┌────────
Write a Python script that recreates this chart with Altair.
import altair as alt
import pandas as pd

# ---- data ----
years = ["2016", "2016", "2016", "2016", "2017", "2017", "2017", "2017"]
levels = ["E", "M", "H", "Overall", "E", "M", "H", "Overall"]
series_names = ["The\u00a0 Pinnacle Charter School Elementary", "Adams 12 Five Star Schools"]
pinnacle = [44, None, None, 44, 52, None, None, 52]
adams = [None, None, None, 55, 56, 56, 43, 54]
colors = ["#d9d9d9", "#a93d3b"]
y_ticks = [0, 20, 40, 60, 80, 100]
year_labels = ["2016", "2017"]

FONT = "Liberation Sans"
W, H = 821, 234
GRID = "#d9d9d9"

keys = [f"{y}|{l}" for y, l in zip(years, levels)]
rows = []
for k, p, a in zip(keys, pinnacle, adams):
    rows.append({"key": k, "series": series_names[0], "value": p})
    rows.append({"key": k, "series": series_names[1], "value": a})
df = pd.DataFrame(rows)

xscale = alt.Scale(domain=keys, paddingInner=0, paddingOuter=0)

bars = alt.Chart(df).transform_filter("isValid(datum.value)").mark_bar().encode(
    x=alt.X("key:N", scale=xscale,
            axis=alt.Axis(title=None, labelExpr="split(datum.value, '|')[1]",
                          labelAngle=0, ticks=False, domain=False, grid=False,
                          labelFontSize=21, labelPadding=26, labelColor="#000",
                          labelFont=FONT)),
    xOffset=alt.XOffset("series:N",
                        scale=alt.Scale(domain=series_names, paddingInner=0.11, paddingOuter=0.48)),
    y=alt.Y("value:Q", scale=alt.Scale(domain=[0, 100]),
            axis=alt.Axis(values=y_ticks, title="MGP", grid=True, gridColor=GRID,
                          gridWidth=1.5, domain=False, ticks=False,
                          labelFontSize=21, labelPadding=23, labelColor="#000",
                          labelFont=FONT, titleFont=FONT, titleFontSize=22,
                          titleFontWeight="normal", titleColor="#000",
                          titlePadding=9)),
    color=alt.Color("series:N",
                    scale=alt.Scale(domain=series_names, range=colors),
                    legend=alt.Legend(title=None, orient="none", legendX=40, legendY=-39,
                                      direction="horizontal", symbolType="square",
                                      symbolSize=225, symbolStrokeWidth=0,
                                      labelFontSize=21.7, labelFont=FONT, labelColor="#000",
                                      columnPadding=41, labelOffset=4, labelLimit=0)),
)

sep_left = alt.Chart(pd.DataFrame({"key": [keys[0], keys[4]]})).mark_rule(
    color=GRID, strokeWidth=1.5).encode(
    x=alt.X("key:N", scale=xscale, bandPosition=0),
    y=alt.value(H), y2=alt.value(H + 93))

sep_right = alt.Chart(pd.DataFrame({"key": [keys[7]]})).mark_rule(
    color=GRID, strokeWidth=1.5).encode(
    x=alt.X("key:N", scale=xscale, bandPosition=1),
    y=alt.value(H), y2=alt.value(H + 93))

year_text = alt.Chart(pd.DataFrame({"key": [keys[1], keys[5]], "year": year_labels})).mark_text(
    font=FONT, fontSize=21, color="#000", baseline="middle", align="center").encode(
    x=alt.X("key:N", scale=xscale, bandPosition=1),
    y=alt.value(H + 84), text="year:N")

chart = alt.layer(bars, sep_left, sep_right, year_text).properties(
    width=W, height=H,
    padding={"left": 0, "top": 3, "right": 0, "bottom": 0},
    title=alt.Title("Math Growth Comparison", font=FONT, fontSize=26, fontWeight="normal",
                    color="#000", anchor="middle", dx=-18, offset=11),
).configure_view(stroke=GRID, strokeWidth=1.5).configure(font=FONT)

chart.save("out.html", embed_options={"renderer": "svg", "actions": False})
└────────
**EXERCISE BRIEF**.
Please print exactly what appears from the first line of the data through the line with "xscale = alt.Scale(domain=keys, paddingInner=0, paddingOuter=0)", including both of those lines and nothing past them.

**TASK RESPONSE**.
Write a Python script that recreates this chart with Altair.
import altair as alt
import pandas as pd

# ---- data ----
years = ["2016", "2016", "2016", "2016", "2017", "2017", "2017", "2017"]
levels = ["E", "M", "H", "Overall", "E", "M", "H", "Overall"]
series_names = ["The\u00a0 Pinnacle Charter School Elementary", "Adams 12 Five Star Schools"]
pinnacle = [44, None, None, 44, 52, None, None, 52]
adams = [None, None, None, 55, 56, 56, 43, 54]
colors = ["#d9d9d9", "#a93d3b"]
y_ticks = [0, 20, 40, 60, 80, 100]
year_labels = ["2016", "2017"]

FONT = "Liberation Sans"
W, H = 821, 234
GRID = "#d9d9d9"

keys = [f"{y}|{l}" for y, l in zip(years, levels)]
rows = []
for k, p, a in zip(keys, pinnacle, adams):
    rows.append({"key": k, "series": series_names[0], "value": p})
    rows.append({"key": k, "series": series_names[1], "value": a})
df = pd.DataFrame(rows)

xscale = alt.Scale(domain=keys, paddingInner=0, paddingOuter=0)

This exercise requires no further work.